# Questions about Black Diamonds



## Budica (Jul 18, 2010)

I've been looking for some Black Diamonds but I've had no luck. Brent over at PJ's Square One is getting some in on Monday but I wanted to compare quality and price with another location. Does anyone know where else I can find them? Also, what's a good price? Oh and he said they're getting some Sulawasi shrimp as well. I think they're finally on board because of the ebi tanks.


----------



## Beijing08 (Jul 19, 2010)

hmm...black diamond isn't expensive since it's the wild caught species of the common "crystal reds". They should have it around $4-5 each max.

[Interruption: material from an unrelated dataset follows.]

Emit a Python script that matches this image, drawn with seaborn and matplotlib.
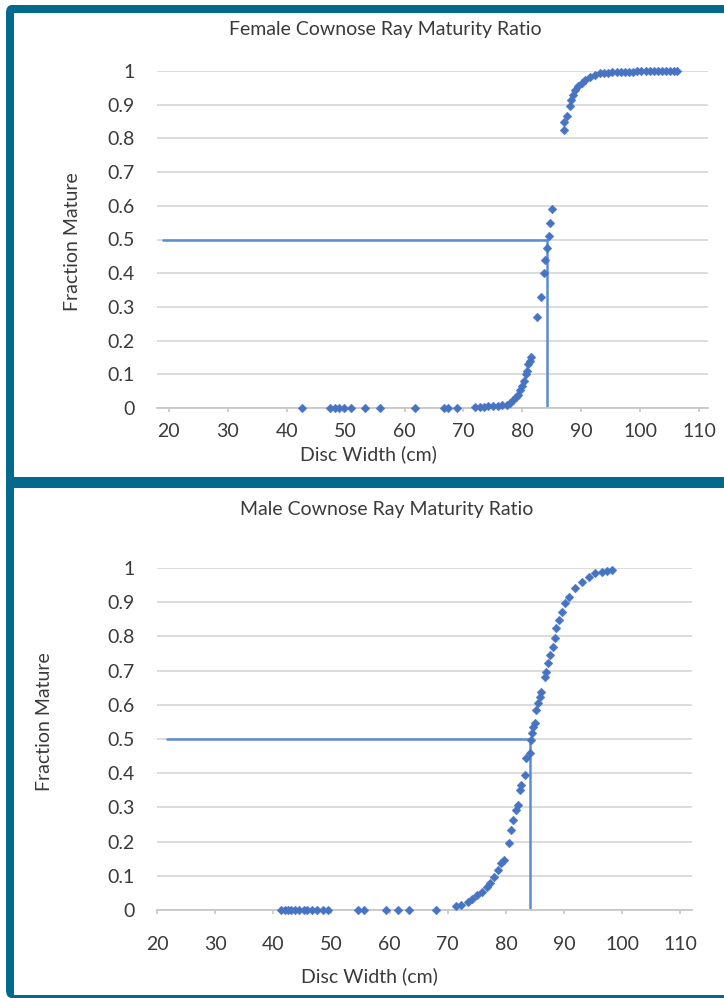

BA's occasionally gets em (been to the Steeles location)

Sulawesi's are awesome  although the Ebi set up is the opposite of what you're looking for if you were to house Sul shrimps.


----------



## bettaforu (Sep 6, 2009)

Im bringing in Sulawesi Cardinals from the US next week....see my ad over on the buy and sell section.

I regularly bring in top quality shrimps for myself, but sometimes can add to my order if anyone is interested. Check out my Itrader feedback for info from people who have bought from me before.

FYI...most LFS don't get top quality stock in...they usually are the loweste grades and they charge more. 

By the way...Black Diamonds is a name given to Black Crystal Shrimps, but other people say they are Bumblebee shrimps...same Bee family, just not bred for better quality like the Crystals are. Which is it you want, I have Black Crystals coming in next week too.


----------